Paul Binding

A member of the awkward squad

issue 12 August 2006

On an autumn Saturday in 1944 Private Robert Prentice, an 18-year-old rifleman trainee, makes a long journey from his camp in Virginia to New York City, to see his mother. He is soon to be sent abroad, France most likely, and there he’ll see action, which will at least be a change from tedious, thankless camp duties. ‘Oh, Bobby!’ exclaims his ageing mother as she greets him. ‘My soldier! My big, wonderful soldier!’ A touching tableau, one would think, except that it’s riddled with falsity. Alice Prentice is a self-centred, self-indulgent, attitudinising spendthrift, who will occupy herself during Bobby’s long and endangered absence with plans for him to rescue her from an indigence largely her own fault. And Bobby himself — who perhaps would have preferred losing his virginity in some whorehouse to traipsing up to New York — is no model soldier either. A gangly six foot three, he is decidedly clumsy, and slow on the uptake whenever orders are given him.
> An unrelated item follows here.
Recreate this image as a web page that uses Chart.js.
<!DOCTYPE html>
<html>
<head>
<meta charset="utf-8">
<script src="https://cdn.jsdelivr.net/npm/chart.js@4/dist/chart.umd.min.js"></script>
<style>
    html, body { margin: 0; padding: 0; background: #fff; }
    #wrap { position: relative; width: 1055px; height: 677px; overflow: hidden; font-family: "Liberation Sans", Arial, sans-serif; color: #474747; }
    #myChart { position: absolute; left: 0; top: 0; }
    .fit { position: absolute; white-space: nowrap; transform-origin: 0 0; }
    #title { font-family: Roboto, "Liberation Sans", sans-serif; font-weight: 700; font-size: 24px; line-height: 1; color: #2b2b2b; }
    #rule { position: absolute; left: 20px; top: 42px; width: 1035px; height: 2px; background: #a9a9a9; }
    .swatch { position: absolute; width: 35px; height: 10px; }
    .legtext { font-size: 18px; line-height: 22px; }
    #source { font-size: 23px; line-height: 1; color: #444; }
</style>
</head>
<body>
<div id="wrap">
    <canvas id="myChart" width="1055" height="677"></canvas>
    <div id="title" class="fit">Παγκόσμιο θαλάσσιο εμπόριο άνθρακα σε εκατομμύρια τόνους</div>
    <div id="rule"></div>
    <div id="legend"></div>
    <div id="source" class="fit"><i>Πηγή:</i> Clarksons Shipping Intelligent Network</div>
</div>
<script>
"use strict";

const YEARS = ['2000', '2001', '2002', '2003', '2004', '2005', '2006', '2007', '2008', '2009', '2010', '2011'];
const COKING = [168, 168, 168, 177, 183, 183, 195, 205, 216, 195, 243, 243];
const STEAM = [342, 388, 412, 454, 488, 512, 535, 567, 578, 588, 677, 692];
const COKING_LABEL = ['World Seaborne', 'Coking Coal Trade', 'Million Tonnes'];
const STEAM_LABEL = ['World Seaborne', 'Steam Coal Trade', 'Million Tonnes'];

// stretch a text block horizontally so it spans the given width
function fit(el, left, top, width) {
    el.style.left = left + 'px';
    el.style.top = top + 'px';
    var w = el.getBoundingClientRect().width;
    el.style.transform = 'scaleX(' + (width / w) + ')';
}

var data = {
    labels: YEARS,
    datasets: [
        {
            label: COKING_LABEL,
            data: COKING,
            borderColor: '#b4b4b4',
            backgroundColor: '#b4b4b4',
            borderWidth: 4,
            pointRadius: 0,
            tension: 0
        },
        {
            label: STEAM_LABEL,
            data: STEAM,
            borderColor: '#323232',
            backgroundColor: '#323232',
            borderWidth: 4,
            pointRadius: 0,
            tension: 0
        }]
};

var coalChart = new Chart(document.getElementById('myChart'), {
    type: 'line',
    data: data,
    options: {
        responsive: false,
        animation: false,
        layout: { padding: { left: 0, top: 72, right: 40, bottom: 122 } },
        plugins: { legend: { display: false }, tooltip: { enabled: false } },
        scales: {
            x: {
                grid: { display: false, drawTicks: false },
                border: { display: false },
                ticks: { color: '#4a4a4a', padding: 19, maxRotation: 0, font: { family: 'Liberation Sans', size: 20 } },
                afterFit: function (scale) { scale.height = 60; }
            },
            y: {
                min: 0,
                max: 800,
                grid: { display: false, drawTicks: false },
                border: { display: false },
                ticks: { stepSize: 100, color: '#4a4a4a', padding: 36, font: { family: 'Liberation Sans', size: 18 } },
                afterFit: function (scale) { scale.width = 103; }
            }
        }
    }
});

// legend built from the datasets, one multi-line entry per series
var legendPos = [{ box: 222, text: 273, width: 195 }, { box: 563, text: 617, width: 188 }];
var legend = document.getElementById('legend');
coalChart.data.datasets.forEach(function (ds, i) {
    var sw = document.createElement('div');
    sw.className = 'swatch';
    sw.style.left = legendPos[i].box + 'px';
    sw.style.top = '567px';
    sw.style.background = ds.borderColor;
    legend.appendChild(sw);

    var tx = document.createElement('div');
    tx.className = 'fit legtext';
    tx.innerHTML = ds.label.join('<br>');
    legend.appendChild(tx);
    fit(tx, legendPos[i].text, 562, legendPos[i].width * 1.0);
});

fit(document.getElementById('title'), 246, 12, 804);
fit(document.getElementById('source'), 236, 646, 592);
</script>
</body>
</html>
He asks questions of everybody like a boy younger even than his years, rubbing people’s backs up in the process. He was no success as a pupil, despite his mother’s having sent him to a good school, the fees for which she couldn’t always pay. His army career seems set to be equally undistinguished — or worse.

This situation is of Richard Yates’ very essence. In each of his enthralling novels quick with humanity he gives us people who, however hard they try to live up to codes of society’s making and to ideals of their own, come up against obstinate elements in their personalities which threaten to depose both of these. In Yates’ first novel, Revolutionary Road (1961) — which now seems to have regained the classic status it once deservedly enjoyed — Frank and April Wheeler sustain for a surprisingly long time two conflicting images of how their married life should be, for neither of which are they qualified.